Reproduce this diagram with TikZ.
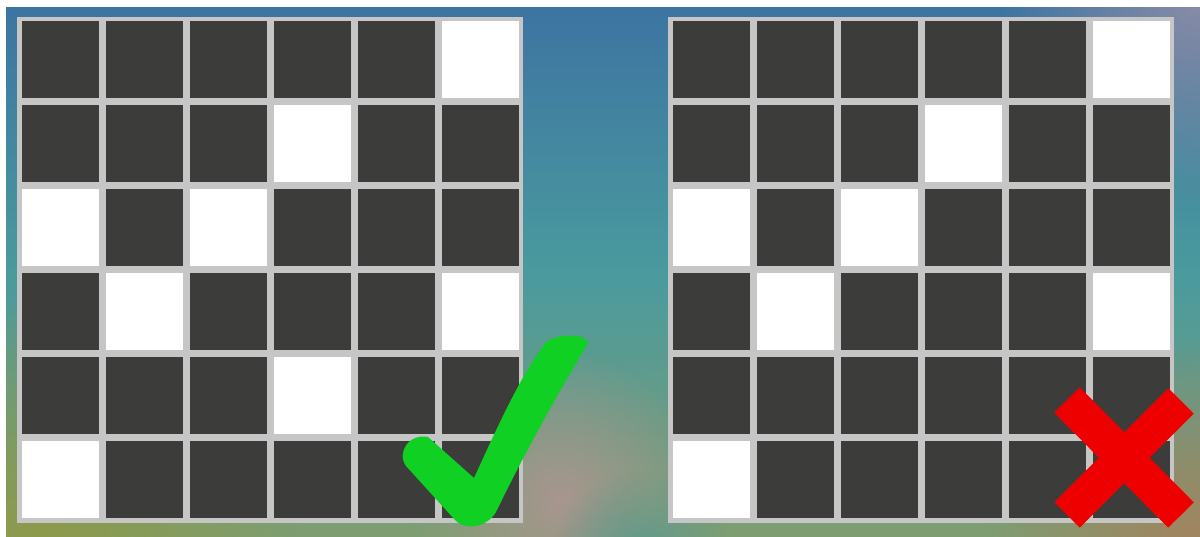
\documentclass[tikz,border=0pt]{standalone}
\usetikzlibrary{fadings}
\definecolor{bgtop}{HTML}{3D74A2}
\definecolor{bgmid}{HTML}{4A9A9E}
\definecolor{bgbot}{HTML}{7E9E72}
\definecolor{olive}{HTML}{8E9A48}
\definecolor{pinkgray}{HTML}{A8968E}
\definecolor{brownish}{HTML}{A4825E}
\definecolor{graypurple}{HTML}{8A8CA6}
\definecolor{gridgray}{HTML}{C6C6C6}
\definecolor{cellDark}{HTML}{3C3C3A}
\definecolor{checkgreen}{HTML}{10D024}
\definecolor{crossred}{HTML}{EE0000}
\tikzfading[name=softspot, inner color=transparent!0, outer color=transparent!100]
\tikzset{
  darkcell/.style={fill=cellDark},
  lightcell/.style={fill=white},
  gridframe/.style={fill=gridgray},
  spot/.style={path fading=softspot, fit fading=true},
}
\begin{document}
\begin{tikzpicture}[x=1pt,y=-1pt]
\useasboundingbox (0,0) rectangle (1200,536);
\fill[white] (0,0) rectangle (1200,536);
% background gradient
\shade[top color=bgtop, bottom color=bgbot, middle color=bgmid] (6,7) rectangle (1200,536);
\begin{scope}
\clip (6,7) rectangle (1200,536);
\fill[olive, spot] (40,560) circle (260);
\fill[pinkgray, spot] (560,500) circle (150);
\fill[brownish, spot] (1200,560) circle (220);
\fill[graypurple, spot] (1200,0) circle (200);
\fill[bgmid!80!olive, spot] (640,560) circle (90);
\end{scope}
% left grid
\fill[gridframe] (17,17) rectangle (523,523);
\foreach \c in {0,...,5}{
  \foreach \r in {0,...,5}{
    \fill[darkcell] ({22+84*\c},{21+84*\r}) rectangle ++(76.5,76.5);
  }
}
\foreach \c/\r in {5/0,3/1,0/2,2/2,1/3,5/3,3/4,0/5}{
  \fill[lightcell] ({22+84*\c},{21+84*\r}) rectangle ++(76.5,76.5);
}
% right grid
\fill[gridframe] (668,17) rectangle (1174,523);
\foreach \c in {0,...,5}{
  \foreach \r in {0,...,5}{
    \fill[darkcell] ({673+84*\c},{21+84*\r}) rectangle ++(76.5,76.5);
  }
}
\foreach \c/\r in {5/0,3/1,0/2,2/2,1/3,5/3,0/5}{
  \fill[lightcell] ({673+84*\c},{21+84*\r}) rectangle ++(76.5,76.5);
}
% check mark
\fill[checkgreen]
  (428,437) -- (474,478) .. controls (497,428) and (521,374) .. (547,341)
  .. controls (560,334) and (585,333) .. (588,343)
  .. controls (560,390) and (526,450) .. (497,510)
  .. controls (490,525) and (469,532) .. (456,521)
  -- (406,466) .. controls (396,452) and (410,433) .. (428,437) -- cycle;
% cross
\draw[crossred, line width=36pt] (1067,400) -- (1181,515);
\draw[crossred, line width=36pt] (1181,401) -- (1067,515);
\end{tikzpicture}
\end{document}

************

● **Stated problem**: Restate the listing above word for word, and skip the pictures.

● **Full output**:
Reproduce this diagram with TikZ.
\documentclass[tikz,border=0pt]{standalone}
\usetikzlibrary{fadings}
\definecolor{bgtop}{HTML}{3D74A2}
\definecolor{bgmid}{HTML}{4A9A9E}
\definecolor{bgbot}{HTML}{7E9E72}
\definecolor{olive}{HTML}{8E9A48}
\definecolor{pinkgray}{HTML}{A8968E}
\definecolor{brownish}{HTML}{A4825E}
\definecolor{graypurple}{HTML}{8A8CA6}
\definecolor{gridgray}{HTML}{C6C6C6}
\definecolor{cellDark}{HTML}{3C3C3A}
\definecolor{checkgreen}{HTML}{10D024}
\definecolor{crossred}{HTML}{EE0000}
\tikzfading[name=softspot, inner color=transparent!0, outer color=transparent!100]
\tikzset{
  darkcell/.style={fill=cellDark},
  lightcell/.style={fill=white},
  gridframe/.style={fill=gridgray},
  spot/.style={path fading=softspot, fit fading=true},
}
\begin{document}
\begin{tikzpicture}[x=1pt,y=-1pt]
\useasboundingbox (0,0) rectangle (1200,536);
\fill[white] (0,0) rectangle (1200,536);
% background gradient
\shade[top color=bgtop, bottom color=bgbot, middle color=bgmid] (6,7) rectangle (1200,536);
\begin{scope}
\clip (6,7) rectangle (1200,536);
\fill[olive, spot] (40,560) circle (260);
\fill[pinkgray, spot] (560,500) circle (150);
\fill[brownish, spot] (1200,560) circle (220);
\fill[graypurple, spot] (1200,0) circle (200);
\fill[bgmid!80!olive, spot] (640,560) circle (90);
\end{scope}
% left grid
\fill[gridframe] (17,17) rectangle (523,523);
\foreach \c in {0,...,5}{
  \foreach \r in {0,...,5}{
    \fill[darkcell] ({22+84*\c},{21+84*\r}) rectangle ++(76.5,76.5);
  }
}
\foreach \c/\r in {5/0,3/1,0/2,2/2,1/3,5/3,3/4,0/5}{
  \fill[lightcell] ({22+84*\c},{21+84*\r}) rectangle ++(76.5,76.5);
}
% right grid
\fill[gridframe] (668,17) rectangle (1174,523);
\foreach \c in {0,...,5}{
  \foreach \r in {0,...,5}{
    \fill[darkcell] ({673+84*\c},{21+84*\r}) rectangle ++(76.5,76.5);
  }
}
\foreach \c/\r in {5/0,3/1,0/2,2/2,1/3,5/3,0/5}{
  \fill[lightcell] ({673+84*\c},{21+84*\r}) rectangle ++(76.5,76.5);
}
% check mark
\fill[checkgreen]
  (428,437) -- (474,478) .. controls (497,428) and (521,374) .. (547,341)
  .. controls (560,334) and (585,333) .. (588,343)
  .. controls (560,390) and (526,450) .. (497,510)
  .. controls (490,525) and (469,532) .. (456,521)
  -- (406,466) .. controls (396,452) and (410,433) .. (428,437) -- cycle;
% cross
\draw[crossred, line width=36pt] (1067,400) -- (1181,515);
\draw[crossred, line width=36pt] (1181,401) -- (1067,515);
\end{tikzpicture}
\end{document}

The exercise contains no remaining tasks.